++++ Supplied records

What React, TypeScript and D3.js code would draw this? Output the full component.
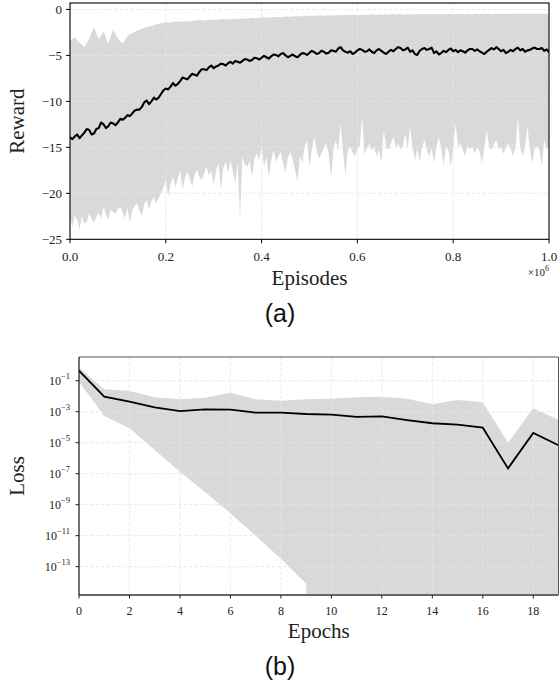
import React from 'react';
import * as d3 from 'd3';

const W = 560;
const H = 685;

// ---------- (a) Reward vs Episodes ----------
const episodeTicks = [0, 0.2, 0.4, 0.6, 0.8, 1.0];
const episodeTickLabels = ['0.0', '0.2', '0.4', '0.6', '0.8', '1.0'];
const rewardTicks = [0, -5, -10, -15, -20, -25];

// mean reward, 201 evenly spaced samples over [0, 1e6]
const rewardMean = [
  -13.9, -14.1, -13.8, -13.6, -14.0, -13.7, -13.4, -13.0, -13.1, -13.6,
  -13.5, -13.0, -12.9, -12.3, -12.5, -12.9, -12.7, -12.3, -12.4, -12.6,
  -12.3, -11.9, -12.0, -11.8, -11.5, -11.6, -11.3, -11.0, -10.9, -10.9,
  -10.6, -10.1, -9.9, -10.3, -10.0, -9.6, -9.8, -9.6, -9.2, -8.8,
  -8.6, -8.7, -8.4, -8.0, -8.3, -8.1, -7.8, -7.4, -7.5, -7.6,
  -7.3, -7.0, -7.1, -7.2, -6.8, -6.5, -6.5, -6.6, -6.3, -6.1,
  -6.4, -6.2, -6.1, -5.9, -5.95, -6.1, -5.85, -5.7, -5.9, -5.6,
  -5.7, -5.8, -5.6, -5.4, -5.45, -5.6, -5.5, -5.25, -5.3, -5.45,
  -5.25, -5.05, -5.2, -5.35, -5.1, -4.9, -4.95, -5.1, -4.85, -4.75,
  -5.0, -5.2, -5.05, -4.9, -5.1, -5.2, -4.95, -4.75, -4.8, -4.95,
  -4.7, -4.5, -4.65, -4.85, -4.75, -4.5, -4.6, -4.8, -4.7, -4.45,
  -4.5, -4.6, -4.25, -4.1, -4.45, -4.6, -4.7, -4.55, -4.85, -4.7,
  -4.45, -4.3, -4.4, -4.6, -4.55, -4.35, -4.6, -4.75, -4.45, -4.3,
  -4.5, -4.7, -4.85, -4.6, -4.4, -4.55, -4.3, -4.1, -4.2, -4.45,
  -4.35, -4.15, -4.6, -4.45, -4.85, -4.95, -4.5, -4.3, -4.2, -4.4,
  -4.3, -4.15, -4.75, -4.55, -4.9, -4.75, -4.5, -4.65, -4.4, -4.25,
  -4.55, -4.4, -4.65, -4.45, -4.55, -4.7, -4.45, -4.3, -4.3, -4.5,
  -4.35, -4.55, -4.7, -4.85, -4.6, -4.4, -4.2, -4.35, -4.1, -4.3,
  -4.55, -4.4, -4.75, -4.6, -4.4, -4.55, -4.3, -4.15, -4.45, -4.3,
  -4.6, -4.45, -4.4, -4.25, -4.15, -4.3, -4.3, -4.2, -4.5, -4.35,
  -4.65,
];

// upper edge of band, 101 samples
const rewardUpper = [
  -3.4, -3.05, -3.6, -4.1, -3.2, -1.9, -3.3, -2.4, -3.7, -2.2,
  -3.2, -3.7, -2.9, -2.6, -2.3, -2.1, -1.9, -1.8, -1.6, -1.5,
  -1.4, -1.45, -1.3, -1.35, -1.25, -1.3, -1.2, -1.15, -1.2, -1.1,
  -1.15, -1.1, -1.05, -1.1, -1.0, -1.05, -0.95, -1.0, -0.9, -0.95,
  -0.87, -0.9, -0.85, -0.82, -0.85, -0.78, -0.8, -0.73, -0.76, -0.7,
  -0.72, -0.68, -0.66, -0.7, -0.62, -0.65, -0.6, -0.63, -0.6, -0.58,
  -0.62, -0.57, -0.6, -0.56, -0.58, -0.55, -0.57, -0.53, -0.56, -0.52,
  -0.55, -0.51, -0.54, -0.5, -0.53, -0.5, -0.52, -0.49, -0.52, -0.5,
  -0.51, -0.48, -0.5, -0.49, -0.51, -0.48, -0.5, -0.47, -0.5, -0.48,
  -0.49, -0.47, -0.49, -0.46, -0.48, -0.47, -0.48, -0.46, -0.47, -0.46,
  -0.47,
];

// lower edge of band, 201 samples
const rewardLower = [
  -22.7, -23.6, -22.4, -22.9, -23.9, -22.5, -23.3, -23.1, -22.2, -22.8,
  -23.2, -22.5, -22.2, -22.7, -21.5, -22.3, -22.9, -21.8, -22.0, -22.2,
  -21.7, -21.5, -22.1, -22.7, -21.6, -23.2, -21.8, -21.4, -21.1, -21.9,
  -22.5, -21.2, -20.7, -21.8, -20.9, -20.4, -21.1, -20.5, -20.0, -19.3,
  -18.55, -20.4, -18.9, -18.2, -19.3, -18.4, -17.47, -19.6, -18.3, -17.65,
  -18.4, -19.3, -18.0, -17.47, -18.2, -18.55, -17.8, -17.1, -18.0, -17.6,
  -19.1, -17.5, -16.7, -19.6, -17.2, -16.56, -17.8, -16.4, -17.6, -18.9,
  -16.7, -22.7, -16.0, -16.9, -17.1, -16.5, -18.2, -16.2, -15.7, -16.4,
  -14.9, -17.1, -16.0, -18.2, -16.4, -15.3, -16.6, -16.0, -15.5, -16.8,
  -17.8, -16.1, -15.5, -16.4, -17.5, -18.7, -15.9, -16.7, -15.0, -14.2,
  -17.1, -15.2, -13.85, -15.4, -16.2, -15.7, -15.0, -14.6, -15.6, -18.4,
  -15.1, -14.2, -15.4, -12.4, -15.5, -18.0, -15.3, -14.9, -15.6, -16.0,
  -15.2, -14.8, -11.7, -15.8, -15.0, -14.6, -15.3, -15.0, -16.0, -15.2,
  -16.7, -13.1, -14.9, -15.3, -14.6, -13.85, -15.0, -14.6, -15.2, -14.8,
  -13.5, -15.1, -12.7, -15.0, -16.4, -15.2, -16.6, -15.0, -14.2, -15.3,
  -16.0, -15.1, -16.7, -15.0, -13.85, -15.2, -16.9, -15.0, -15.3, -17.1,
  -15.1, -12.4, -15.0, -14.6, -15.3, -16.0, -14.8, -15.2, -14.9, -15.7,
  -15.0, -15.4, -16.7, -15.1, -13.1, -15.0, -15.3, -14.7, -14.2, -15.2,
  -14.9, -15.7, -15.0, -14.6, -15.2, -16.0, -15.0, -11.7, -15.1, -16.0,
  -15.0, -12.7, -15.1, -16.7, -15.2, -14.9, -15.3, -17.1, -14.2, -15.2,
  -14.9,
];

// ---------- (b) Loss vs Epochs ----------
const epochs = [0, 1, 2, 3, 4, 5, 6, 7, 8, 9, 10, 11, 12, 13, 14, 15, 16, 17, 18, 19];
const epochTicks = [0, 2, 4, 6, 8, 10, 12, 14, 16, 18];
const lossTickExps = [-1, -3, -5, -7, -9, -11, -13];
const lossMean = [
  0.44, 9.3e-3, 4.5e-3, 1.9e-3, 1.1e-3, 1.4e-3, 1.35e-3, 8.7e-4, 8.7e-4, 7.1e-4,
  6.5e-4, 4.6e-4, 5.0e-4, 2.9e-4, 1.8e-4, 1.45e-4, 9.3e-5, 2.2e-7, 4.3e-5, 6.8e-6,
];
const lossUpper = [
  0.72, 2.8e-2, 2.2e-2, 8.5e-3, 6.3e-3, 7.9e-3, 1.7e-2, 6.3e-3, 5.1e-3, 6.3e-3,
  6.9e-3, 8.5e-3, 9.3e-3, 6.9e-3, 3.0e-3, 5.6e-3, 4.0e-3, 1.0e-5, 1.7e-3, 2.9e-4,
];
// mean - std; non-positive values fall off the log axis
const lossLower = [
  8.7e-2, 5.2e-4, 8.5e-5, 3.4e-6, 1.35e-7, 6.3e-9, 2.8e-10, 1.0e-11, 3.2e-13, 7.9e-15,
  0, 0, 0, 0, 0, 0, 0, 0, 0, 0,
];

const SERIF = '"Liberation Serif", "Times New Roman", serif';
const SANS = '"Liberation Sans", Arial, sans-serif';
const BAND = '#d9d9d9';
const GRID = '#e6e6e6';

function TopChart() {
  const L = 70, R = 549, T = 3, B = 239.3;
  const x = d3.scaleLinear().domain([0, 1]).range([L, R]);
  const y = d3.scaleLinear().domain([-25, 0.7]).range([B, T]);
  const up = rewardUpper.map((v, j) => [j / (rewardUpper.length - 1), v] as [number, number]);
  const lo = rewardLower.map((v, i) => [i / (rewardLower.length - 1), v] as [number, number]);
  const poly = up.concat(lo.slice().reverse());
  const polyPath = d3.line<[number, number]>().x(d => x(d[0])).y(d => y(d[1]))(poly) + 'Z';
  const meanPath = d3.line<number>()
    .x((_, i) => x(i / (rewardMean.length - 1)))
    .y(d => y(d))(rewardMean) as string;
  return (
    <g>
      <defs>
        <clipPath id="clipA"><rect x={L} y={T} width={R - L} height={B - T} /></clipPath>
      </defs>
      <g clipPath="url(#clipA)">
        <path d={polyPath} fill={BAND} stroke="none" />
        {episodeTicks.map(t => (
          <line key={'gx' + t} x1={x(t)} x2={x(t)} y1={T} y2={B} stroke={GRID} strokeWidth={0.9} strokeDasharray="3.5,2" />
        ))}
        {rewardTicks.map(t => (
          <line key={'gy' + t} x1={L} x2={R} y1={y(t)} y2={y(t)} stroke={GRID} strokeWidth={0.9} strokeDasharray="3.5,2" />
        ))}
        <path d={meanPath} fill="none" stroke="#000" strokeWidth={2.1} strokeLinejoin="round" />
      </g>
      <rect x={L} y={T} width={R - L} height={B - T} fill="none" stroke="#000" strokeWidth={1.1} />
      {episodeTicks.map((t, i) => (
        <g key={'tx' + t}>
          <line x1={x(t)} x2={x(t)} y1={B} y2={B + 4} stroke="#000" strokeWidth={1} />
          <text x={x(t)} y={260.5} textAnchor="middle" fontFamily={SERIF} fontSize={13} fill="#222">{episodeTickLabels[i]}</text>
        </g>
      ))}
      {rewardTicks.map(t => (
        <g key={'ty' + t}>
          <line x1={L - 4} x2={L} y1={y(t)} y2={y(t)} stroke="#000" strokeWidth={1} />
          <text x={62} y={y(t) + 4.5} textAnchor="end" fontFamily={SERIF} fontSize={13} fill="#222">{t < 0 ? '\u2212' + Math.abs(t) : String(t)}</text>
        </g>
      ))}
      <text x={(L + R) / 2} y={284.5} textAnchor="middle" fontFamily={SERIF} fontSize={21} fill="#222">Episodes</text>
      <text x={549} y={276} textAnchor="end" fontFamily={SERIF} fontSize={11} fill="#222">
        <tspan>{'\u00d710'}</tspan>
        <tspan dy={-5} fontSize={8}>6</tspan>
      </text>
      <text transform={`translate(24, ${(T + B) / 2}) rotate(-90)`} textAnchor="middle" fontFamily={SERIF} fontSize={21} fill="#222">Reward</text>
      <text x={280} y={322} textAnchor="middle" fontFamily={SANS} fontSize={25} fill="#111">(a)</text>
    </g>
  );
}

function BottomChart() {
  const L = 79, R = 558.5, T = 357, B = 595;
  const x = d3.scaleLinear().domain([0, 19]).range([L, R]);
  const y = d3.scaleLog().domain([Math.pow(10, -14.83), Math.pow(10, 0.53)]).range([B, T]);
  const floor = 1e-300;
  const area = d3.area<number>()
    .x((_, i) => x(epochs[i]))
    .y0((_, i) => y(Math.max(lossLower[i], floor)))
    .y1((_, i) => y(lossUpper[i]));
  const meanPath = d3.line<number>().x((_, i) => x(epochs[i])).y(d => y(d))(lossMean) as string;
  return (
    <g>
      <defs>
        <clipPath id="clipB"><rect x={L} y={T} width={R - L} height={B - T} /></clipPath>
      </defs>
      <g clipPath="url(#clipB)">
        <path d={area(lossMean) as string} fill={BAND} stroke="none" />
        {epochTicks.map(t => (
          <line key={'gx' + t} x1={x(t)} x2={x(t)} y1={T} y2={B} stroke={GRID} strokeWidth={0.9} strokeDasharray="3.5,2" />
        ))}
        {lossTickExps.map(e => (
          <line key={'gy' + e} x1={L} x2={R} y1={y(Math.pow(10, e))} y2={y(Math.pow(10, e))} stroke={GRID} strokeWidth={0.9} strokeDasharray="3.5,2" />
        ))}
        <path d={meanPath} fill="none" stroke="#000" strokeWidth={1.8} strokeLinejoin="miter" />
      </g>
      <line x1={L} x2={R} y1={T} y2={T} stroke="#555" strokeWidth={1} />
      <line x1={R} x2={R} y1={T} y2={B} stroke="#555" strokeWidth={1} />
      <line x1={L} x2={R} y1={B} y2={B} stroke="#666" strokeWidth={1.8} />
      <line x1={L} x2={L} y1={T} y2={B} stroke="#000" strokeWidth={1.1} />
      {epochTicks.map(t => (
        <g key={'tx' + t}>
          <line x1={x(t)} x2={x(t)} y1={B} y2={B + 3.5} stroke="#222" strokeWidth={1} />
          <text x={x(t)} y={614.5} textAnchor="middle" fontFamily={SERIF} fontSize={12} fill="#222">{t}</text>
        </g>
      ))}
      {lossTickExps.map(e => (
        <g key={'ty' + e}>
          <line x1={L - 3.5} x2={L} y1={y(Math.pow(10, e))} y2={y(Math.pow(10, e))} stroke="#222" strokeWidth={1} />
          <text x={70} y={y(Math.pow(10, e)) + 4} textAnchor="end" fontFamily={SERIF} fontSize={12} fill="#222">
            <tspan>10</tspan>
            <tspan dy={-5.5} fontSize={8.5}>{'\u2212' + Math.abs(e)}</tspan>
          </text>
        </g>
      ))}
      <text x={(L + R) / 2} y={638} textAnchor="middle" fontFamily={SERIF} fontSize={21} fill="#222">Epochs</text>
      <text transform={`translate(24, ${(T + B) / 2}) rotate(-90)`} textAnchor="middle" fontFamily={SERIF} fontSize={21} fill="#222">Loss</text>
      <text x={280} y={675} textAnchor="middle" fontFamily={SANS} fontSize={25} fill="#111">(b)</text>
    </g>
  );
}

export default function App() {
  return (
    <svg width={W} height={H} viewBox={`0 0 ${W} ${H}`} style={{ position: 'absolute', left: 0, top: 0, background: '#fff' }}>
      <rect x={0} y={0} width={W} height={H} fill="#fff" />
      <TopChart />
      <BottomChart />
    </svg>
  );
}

++++++++
++++ Supplied records

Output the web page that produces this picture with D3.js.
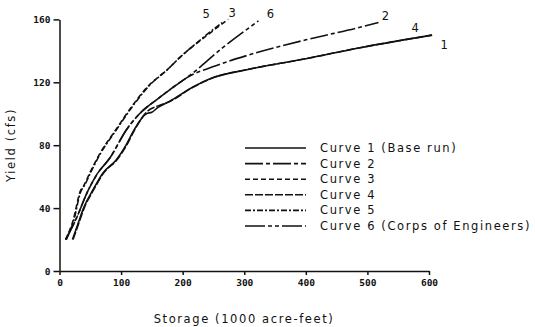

++++++++
++++ Supplied records

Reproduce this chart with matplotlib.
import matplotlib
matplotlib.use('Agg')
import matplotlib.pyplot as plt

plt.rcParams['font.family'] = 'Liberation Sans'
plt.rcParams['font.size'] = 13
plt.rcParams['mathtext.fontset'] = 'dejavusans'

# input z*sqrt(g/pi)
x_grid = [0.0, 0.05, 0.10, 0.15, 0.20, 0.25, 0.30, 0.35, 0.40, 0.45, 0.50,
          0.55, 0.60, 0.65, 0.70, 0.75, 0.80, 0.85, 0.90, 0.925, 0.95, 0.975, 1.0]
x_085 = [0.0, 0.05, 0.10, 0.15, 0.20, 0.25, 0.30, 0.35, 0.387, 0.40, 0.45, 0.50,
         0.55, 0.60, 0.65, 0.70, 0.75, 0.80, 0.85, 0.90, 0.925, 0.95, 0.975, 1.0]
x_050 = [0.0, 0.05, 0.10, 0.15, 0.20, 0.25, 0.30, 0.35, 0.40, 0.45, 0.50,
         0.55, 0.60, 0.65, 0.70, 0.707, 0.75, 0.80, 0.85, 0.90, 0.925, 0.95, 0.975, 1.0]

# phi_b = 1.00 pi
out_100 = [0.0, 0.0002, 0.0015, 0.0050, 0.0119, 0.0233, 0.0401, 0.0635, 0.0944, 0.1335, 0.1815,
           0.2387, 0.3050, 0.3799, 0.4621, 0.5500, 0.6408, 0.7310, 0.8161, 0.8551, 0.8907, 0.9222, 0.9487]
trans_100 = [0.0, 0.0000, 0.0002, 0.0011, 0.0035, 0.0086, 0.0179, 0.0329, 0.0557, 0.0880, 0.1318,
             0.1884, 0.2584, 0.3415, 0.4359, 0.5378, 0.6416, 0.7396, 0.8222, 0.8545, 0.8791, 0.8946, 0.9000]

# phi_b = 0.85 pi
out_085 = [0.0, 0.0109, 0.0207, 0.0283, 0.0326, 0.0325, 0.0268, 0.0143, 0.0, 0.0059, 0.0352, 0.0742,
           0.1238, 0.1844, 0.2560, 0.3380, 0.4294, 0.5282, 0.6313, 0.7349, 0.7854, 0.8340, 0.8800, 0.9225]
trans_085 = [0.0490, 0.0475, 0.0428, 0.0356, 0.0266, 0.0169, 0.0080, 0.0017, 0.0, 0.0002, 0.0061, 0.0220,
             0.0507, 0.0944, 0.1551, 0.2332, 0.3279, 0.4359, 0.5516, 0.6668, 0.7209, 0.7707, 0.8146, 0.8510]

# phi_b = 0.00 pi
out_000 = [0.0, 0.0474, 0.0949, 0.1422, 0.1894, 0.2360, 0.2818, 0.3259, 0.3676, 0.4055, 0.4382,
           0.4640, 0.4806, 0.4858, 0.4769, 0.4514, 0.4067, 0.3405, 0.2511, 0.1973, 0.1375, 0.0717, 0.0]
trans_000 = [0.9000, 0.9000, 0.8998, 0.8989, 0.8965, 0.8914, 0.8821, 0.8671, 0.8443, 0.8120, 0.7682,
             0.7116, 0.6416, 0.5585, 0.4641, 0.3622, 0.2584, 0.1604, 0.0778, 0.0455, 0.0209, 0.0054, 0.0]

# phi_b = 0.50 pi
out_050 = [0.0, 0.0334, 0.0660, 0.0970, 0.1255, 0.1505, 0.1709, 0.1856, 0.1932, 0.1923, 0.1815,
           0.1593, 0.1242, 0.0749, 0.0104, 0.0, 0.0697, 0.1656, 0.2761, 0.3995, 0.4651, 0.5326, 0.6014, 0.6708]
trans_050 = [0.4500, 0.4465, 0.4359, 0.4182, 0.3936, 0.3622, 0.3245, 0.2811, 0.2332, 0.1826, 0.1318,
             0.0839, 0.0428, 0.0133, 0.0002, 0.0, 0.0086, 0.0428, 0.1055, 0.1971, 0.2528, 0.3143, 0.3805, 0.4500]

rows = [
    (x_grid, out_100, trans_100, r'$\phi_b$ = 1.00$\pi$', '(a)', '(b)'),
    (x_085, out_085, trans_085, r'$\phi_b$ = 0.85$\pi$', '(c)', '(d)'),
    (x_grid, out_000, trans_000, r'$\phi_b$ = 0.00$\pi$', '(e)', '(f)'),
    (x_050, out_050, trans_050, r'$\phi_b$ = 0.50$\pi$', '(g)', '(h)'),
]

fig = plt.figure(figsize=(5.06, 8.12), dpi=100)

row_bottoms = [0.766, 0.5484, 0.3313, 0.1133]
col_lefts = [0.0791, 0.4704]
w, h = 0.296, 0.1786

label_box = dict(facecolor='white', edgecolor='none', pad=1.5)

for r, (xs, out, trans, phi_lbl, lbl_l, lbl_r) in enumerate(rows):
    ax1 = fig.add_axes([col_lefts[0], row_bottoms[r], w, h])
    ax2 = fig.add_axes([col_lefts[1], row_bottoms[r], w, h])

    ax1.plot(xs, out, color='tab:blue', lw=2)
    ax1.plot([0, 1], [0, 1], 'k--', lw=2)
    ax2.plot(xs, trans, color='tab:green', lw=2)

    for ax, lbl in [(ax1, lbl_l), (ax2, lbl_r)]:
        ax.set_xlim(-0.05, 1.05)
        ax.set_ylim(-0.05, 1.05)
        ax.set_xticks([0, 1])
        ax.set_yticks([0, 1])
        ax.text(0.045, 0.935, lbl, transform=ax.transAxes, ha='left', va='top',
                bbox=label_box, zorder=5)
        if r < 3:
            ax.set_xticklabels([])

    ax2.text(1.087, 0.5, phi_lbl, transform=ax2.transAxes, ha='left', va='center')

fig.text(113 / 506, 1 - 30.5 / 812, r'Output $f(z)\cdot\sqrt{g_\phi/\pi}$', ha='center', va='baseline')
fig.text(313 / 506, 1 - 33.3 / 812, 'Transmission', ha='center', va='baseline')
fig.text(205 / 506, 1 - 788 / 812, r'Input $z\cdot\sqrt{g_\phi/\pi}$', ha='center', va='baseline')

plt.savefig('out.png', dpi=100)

++++++++

What you should do → Write out exactly the lines running from the line containing "Reproduce this chart with matplotlib." to the line containing "plt.rcParams['mathtext.fontset'] = 'dejavusans'", with both of those lines included.

Response to this task →
Reproduce this chart with matplotlib.
import matplotlib
matplotlib.use('Agg')
import matplotlib.pyplot as plt

plt.rcParams['font.family'] = 'Liberation Sans'
plt.rcParams['font.size'] = 13
plt.rcParams['mathtext.fontset'] = 'dejavusans'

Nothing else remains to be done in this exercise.